# Aim of the exercise
Copy everything in the data below exactly except the pictures.

>> begin

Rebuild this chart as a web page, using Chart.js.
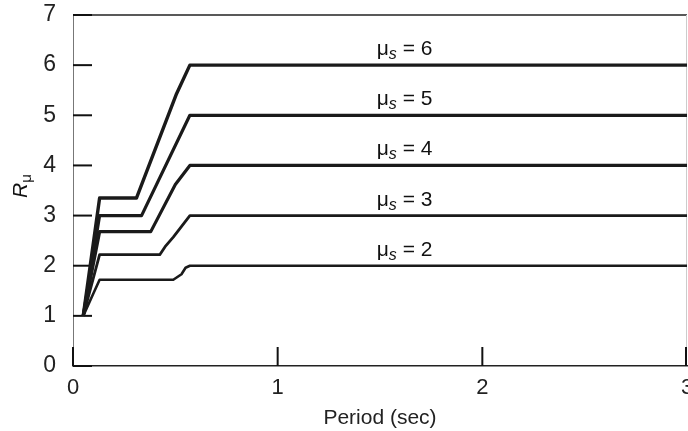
<!DOCTYPE html>
<html>
<head>
<meta charset="utf-8">
<script src="https://cdn.jsdelivr.net/npm/chart.js@4"></script>
<style>
  html, body { margin: 0; padding: 0; background: #fff; }
  #wrap { width: 688px; height: 431px; }
</style>
</head>
<body>
<div id="wrap"><canvas id="chart" width="688" height="431"></canvas></div>
<script>
// period (sec) and R_mu points for each ductility curve
const mu2T = [0.05, 0.1, 0.13, 0.49, 0.53, 0.55, 0.571, 3];
const mu2R = [1, 1.45, 1.72, 1.72, 1.83, 1.96, 2, 2];
const mu3T = [0.05, 0.13, 0.424, 0.45, 0.49, 0.571, 3];
const mu3R = [1, 2.22, 2.22, 2.38, 2.57, 3, 3];
const mu4T = [0.05, 0.13, 0.38, 0.5, 0.571, 3];
const mu4R = [1, 2.68, 2.68, 3.62, 4, 4];
const mu5T = [0.05, 0.13, 0.335, 0.571, 3];
const mu5R = [1, 3, 3, 5, 5];
const mu6T = [0.05, 0.13, 0.31, 0.506, 0.571, 3];
const mu6R = [1, 3.35, 3.35, 5.43, 6, 6];

const muValues = [2, 3, 4, 5, 6];
const labelPeriod = 1.62;
const xTicks = [0, 1, 2, 3];
const yTicks = [0, 1, 2, 3, 4, 5, 6, 7];

const FONT = "'Liberation Sans', Arial, Helvetica, sans-serif";

function toPoints(ts, rs) {
  return ts.map((t, i) => ({ x: t, y: rs[i] }));
}

const curves = [
  { mu: 2, pts: toPoints(mu2T, mu2R), w: 2.6 },
  { mu: 3, pts: toPoints(mu3T, mu3R), w: 2.8 },
  { mu: 4, pts: toPoints(mu4T, mu4R), w: 3.2 },
  { mu: 5, pts: toPoints(mu5T, mu5R), w: 3.2 },
  { mu: 6, pts: toPoints(mu6T, mu6R), w: 3.4 }
];

// inward ticks + top/right frame
const framePlugin = {
  id: 'frame',
  beforeDatasetsDraw(chart) {
    const { ctx, chartArea: a, scales } = chart;
    ctx.save();
    ctx.strokeStyle = '#222';
    ctx.lineWidth = 1.5;
    ctx.beginPath();
    ctx.moveTo(a.left, a.top);
    ctx.lineTo(a.right, a.top);
    ctx.stroke();
    ctx.strokeStyle = '#ccc';
    ctx.lineWidth = 1;
    ctx.beginPath();
    ctx.moveTo(a.right - 0.5, a.top);
    ctx.lineTo(a.right - 0.5, a.bottom);
    ctx.stroke();

    ctx.strokeStyle = '#111';
    ctx.lineWidth = 2;
    yTicks.forEach(v => {
      const y = scales.y.getPixelForValue(v);
      ctx.beginPath();
      ctx.moveTo(a.left, y);
      ctx.lineTo(a.left + 19, y);
      ctx.stroke();
    });
    xTicks.forEach(v => {
      const x = Math.min(scales.x.getPixelForValue(v), a.right - 1);
      ctx.beginPath();
      ctx.moveTo(x, a.bottom);
      ctx.lineTo(x, a.bottom - 19);
      ctx.stroke();
    });
    ctx.restore();
  },
  afterDatasetsDraw(chart) {
    const { ctx, scales } = chart;
    ctx.save();
    ctx.fillStyle = '#111';
    ctx.textBaseline = 'alphabetic';
    muValues.forEach(mu => {
      const cx = scales.x.getPixelForValue(labelPeriod);
      const base = scales.y.getPixelForValue(mu) - 10;
      const f1 = '21px ' + FONT;
      const f2 = 'italic 16px ' + FONT;
      ctx.font = f1;
      const wMu = ctx.measureText('\u03bc').width;
      const tail = ' = ' + mu;
      const wTail = ctx.measureText(tail).width;
      ctx.font = f2;
      const wS = ctx.measureText('s').width;
      let x = cx - (wMu + wS + wTail) / 2;
      ctx.font = f1;
      ctx.fillText('\u03bc', x, base);
      x += wMu;
      ctx.font = f2;
      ctx.fillText('s', x, base + 4);
      x += wS;
      ctx.font = f1;
      ctx.fillText(tail, x, base);
    });

    // y axis title R_mu
    ctx.translate(27, 190);
    ctx.rotate(-Math.PI / 2);
    ctx.font = 'italic 21px ' + FONT;
    ctx.fillText('R', -8, 0);
    const wR = ctx.measureText('R').width;
    ctx.font = '15px ' + FONT;
    ctx.fillText('\u03bc', -8 + wR, 4);
    ctx.restore();
  }
};

new Chart(document.getElementById('chart'), {
  type: 'scatter',
  data: {
    datasets: curves.map(c => ({
      label: 'mu_s = ' + c.mu,
      data: c.pts,
      showLine: true,
      borderColor: '#1a1a1a',
      borderWidth: c.w,
      pointRadius: 0,
      tension: 0,
      borderJoinStyle: 'round'
    }))
  },
  options: {
    responsive: false,
    animation: false,
    layout: { padding: { top: 15, right: 1, left: 0, bottom: 0 } },
    plugins: {
      legend: { display: false },
      tooltip: { enabled: false }
    },
    scales: {
      x: {
        type: 'linear',
        min: 0,
        max: 3,
        grid: { display: false },
        border: { display: true, color: '#222', width: 1.5 },
        ticks: {
          stepSize: 1,
          padding: 1,
          color: '#222',
          font: { family: FONT, size: 22 }
        },
        title: {
          display: true,
          text: 'Period (sec)',
          color: '#222',
          padding: { top: 4, bottom: 0 },
          font: { family: FONT, size: 21 }
        },
        afterFit(scale) {
          scale.height = 65;
          scale.paddingLeft = 0;
          scale.paddingRight = 0;
        }
      },
      y: {
        type: 'linear',
        min: 0,
        max: 7,
        grid: { display: false },
        border: { display: true, color: '#777', width: 1 },
        ticks: {
          stepSize: 1,
          padding: 9,
          color: '#222',
          font: { family: FONT, size: 23 }
        },
        afterFit(scale) {
          scale.width = 73;
          scale.paddingTop = 0;
          scale.paddingBottom = 0;
        }
      }
    }
  },
  plugins: [framePlugin]
});
</script>
</body>
</html>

>> end

# Exercise result
Rebuild this chart as a web page, using Chart.js.
<!DOCTYPE html>
<html>
<head>
<meta charset="utf-8">
<script src="https://cdn.jsdelivr.net/npm/chart.js@4"></script>
<style>
  html, body { margin: 0; padding: 0; background: #fff; }
  #wrap { width: 688px; height: 431px; }
</style>
</head>
<body>
<div id="wrap"><canvas id="chart" width="688" height="431"></canvas></div>
<script>
// period (sec) and R_mu points for each ductility curve
const mu2T = [0.05, 0.1, 0.13, 0.49, 0.53, 0.55, 0.571, 3];
const mu2R = [1, 1.45, 1.72, 1.72, 1.83, 1.96, 2, 2];
const mu3T = [0.05, 0.13, 0.424, 0.45, 0.49, 0.571, 3];
const mu3R = [1, 2.22, 2.22, 2.38, 2.57, 3, 3];
const mu4T = [0.05, 0.13, 0.38, 0.5, 0.571, 3];
const mu4R = [1, 2.68, 2.68, 3.62, 4, 4];
const mu5T = [0.05, 0.13, 0.335, 0.571, 3];
const mu5R = [1, 3, 3, 5, 5];
const mu6T = [0.05, 0.13, 0.31, 0.506, 0.571, 3];
const mu6R = [1, 3.35, 3.35, 5.43, 6, 6];

const muValues = [2, 3, 4, 5, 6];
const labelPeriod = 1.62;
const xTicks = [0, 1, 2, 3];
const yTicks = [0, 1, 2, 3, 4, 5, 6, 7];

const FONT = "'Liberation Sans', Arial, Helvetica, sans-serif";

function toPoints(ts, rs) {
  return ts.map((t, i) => ({ x: t, y: rs[i] }));
}

const curves = [
  { mu: 2, pts: toPoints(mu2T, mu2R), w: 2.6 },
  { mu: 3, pts: toPoints(mu3T, mu3R), w: 2.8 },
  { mu: 4, pts: toPoints(mu4T, mu4R), w: 3.2 },
  { mu: 5, pts: toPoints(mu5T, mu5R), w: 3.2 },
  { mu: 6, pts: toPoints(mu6T, mu6R), w: 3.4 }
];

// inward ticks + top/right frame
const framePlugin = {
  id: 'frame',
  beforeDatasetsDraw(chart) {
    const { ctx, chartArea: a, scales } = chart;
    ctx.save();
    ctx.strokeStyle = '#222';
    ctx.lineWidth = 1.5;
    ctx.beginPath();
    ctx.moveTo(a.left, a.top);
    ctx.lineTo(a.right, a.top);
    ctx.stroke();
    ctx.strokeStyle = '#ccc';
    ctx.lineWidth = 1;
    ctx.beginPath();
    ctx.moveTo(a.right - 0.5, a.top);
    ctx.lineTo(a.right - 0.5, a.bottom);
    ctx.stroke();

    ctx.strokeStyle = '#111';
    ctx.lineWidth = 2;
    yTicks.forEach(v => {
      const y = scales.y.getPixelForValue(v);
      ctx.beginPath();
      ctx.moveTo(a.left, y);
      ctx.lineTo(a.left + 19, y);
      ctx.stroke();
    });
    xTicks.forEach(v => {
      const x = Math.min(scales.x.getPixelForValue(v), a.right - 1);
      ctx.beginPath();
      ctx.moveTo(x, a.bottom);
      ctx.lineTo(x, a.bottom - 19);
      ctx.stroke();
    });
    ctx.restore();
  },
  afterDatasetsDraw(chart) {
    const { ctx, scales } = chart;
    ctx.save();
    ctx.fillStyle = '#111';
    ctx.textBaseline = 'alphabetic';
    muValues.forEach(mu => {
      const cx = scales.x.getPixelForValue(labelPeriod);
      const base = scales.y.getPixelForValue(mu) - 10;
      const f1 = '21px ' + FONT;
      const f2 = 'italic 16px ' + FONT;
      ctx.font = f1;
      const wMu = ctx.measureText('\u03bc').width;
      const tail = ' = ' + mu;
      const wTail = ctx.measureText(tail).width;
      ctx.font = f2;
      const wS = ctx.measureText('s').width;
      let x = cx - (wMu + wS + wTail) / 2;
      ctx.font = f1;
      ctx.fillText('\u03bc', x, base);
      x += wMu;
      ctx.font = f2;
      ctx.fillText('s', x, base + 4);
      x += wS;
      ctx.font = f1;
      ctx.fillText(tail, x, base);
    });

    // y axis title R_mu
    ctx.translate(27, 190);
    ctx.rotate(-Math.PI / 2);
    ctx.font = 'italic 21px ' + FONT;
    ctx.fillText('R', -8, 0);
    const wR = ctx.measureText('R').width;
    ctx.font = '15px ' + FONT;
    ctx.fillText('\u03bc', -8 + wR, 4);
    ctx.restore();
  }
};

new Chart(document.getElementById('chart'), {
  type: 'scatter',
  data: {
    datasets: curves.map(c => ({
      label: 'mu_s = ' + c.mu,
      data: c.pts,
      showLine: true,
      borderColor: '#1a1a1a',
      borderWidth: c.w,
      pointRadius: 0,
      tension: 0,
      borderJoinStyle: 'round'
    }))
  },
  options: {
    responsive: false,
    animation: false,
    layout: { padding: { top: 15, right: 1, left: 0, bottom: 0 } },
    plugins: {
      legend: { display: false },
      tooltip: { enabled: false }
    },
    scales: {
      x: {
        type: 'linear',
        min: 0,
        max: 3,
        grid: { display: false },
        border: { display: true, color: '#222', width: 1.5 },
        ticks: {
          stepSize: 1,
          padding: 1,
          color: '#222',
          font: { family: FONT, size: 22 }
        },
        title: {
          display: true,
          text: 'Period (sec)',
          color: '#222',
          padding: { top: 4, bottom: 0 },
          font: { family: FONT, size: 21 }
        },
        afterFit(scale) {
          scale.height = 65;
          scale.paddingLeft = 0;
          scale.paddingRight = 0;
        }
      },
      y: {
        type: 'linear',
        min: 0,
        max: 7,
        grid: { display: false },
        border: { display: true, color: '#777', width: 1 },
        ticks: {
          stepSize: 1,
          padding: 9,
          color: '#222',
          font: { family: FONT, size: 23 }
        },
        afterFit(scale) {
          scale.width = 73;
          scale.paddingTop = 0;
          scale.paddingBottom = 0;
        }
      }
    }
  },
  plugins: [framePlugin]
});
</script>
</body>
</html>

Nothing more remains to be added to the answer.